How could a simple recruit have access to so many Pentagon military secrets?
The U.S. Department of Defense is reviewing the lists of people with permission to see sensitive information after the leak attributed to the young Massachusetts Air National Guardsman Jack Teixeira
How is it possible that a 21-year-old recruit had access to classified military information that was reserved, in theory, only for the highest command? And how is it possible that he was able to copy and distribute those documents for months without the Pentagon noticing? These are some of the questions raised by the arrest of Massachusetts Air National Guardsman Jack Teixeira, who is suspected of being behind the largest — and most embarrassing — leak of official secrets in the US since WikiLeaks in 2010. To answer these questions, it is necessary to revisit the attacks of September 11, 2001.
Teixeira joined the National Guard, an auxiliary military corps whose main mission is to defend the United States in the event of war, immediately after graduating from high school three years ago. Following a background check, required for entry into jobs related to national security, he received clearance for access to high-level classified information. His assignment to an intelligence unit, in which he had to ensure that communications flowed properly as an information technology specialist responsible for military communications networks, gave him access to restricted areas.
Like him, there are thousands, or tens of thousands, of people throughout the United States authorized to receive classified information, at various levels of secrecy: military personnel, defense contractors, security experts, diplomats and even some analysts from research centers.
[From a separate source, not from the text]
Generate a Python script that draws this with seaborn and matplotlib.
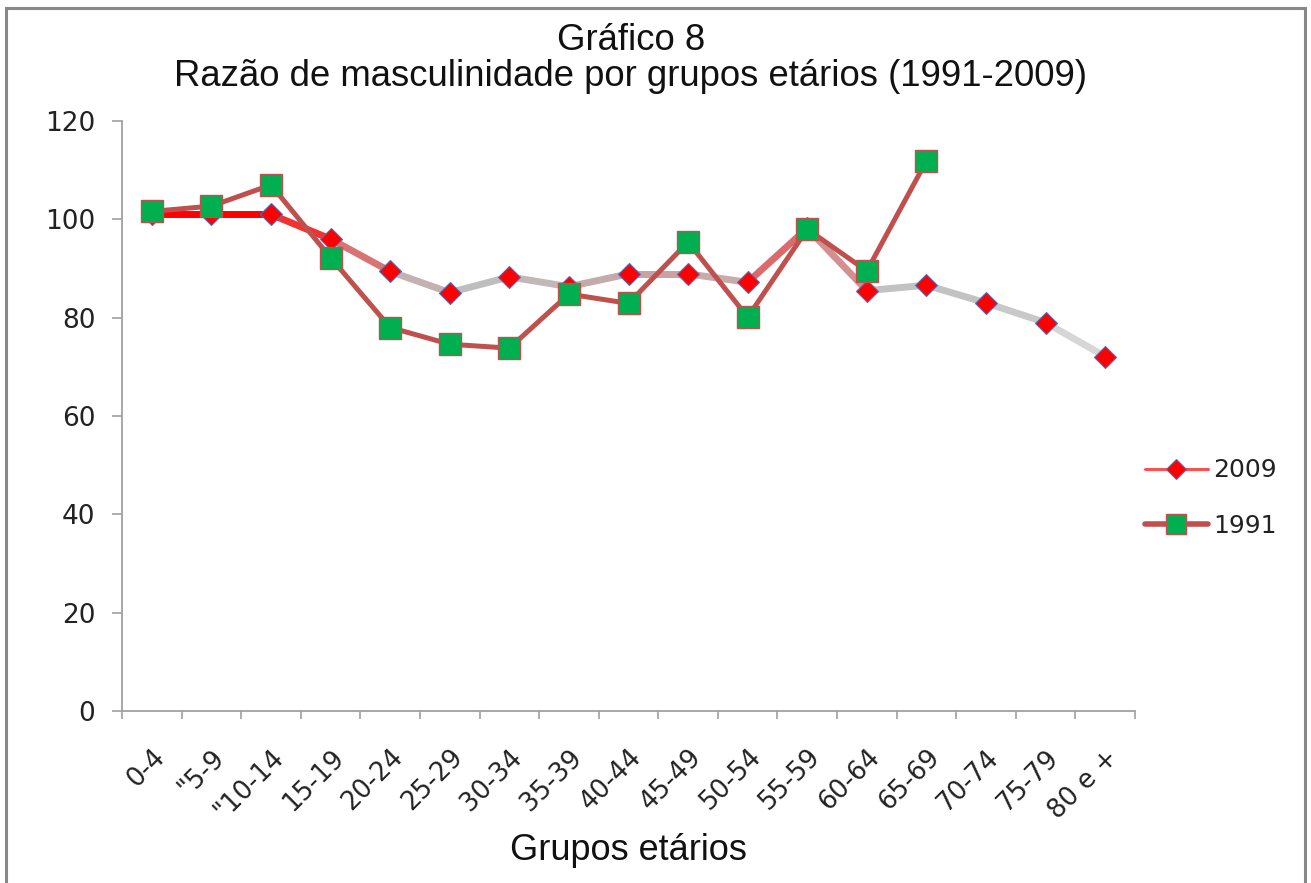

Permission to access such classified information opens the door to Pentagon documentation, intelligence analysis, maps, and restricted web pages.
Teixeira, according to documents presented by the prosecution at a preliminary hearing held this Friday in Boston, had access to a wide range of information in terms of sensitivity and subject matter. Most of what the suspect allegedly leaked involved the war in Ukraine, but also other parts of the world, according to the FBI.
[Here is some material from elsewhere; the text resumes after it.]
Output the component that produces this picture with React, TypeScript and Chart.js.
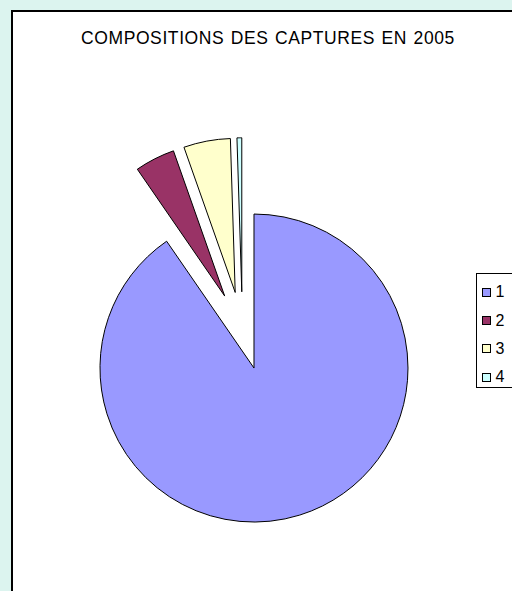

His age in itself is not relevant, according to the Department of Defense, whose spokesman, Pat Ryder, recalled the enormous responsibilities that the Pentagon places on very young soldiers when it comes to leading troops in combat. More relevant is the type of task that Teixeira was assigned. And it seems clear that to perform his duties he did not necessarily need to know the territorial distribution of the Ukrainian troops or the equipment of the Chinese balloon that flew over the United States at the beginning of the year. Yet he allegedly shared information about both with his friends in a private chat group of Discord, a social media platform popular with online gamers.
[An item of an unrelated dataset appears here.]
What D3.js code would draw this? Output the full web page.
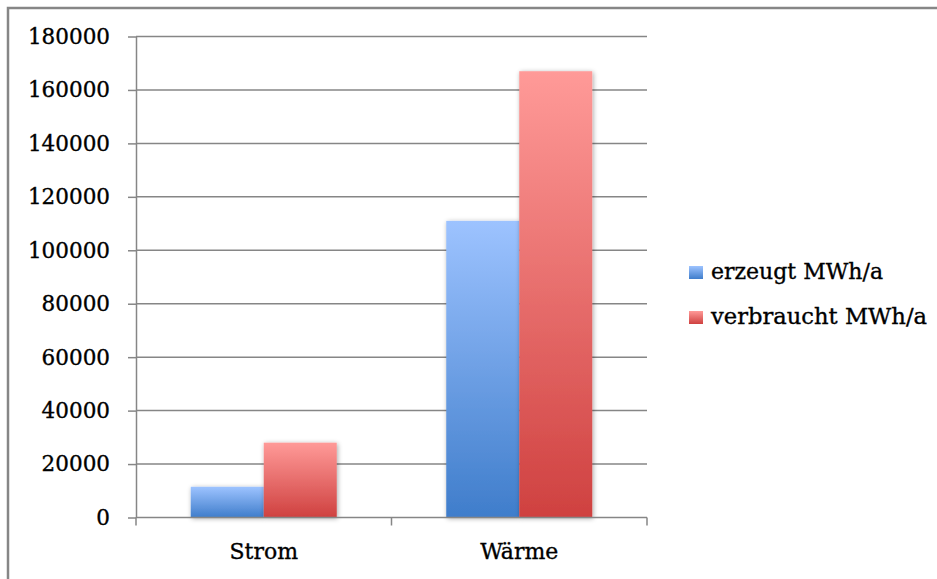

“There was no reason for him to have access to this information except a system that granted too much access,” tweeted Juliette Kayyem, a former assistant secretary of Homeland Security for Massachusetts Governor Deval Patrick who oversaw Air National Guard units.
It is a situation that goes back to 9/11 and the attacks against the World Trade Center in New York and the Pentagon, according to representatives of the intelligence services. Back then, intelligence agencies were at the opposite end of the spectrum: they had an excessively compartmentalized system, where one department did not share its information with the department next door. This lack of coordination prevented intelligence agencies from connecting the dots about the plans hatched by the Islamic extremist network Al Qaeda, which was able to hijack four passenger planes and crash them, in attacks that cost the lives of more than 3,000 people.
The committee that investigated the 2001 attacks harshly criticized that “on-a-need-to-know-basis” mentality. That position assumes that it is possible to know in advance who will need to make use of that information. The system implicitly assumes that the risk of inadvertent data disclosure outweighs the benefits of sharing it more widely, the report published in 2004 states.
If the pendulum swung back then to facilitate the disclosure of information and for people in charge of national security to have as much data as possible when making decisions, it could now very well swing back in the opposite direction again. The Pentagon is conducting a review and update of its classified document distribution lists to reduce the number of individuals allowed to see sensitive data.
“We continue to work around the clock, along with the intelligence community and other departments, to try to better understand the scope, size and impact of these leaks,” Ryder said. The defense spokesperson also specified that they will continue to do everything possible “to guarantee that the people who have to receive this type of information maintain their access to it.”
The Pentagon has also stressed that this leak was not a mere accident or something unintentional. "It was a deliberate criminal act," Ryder stressed. "A violation of the rules."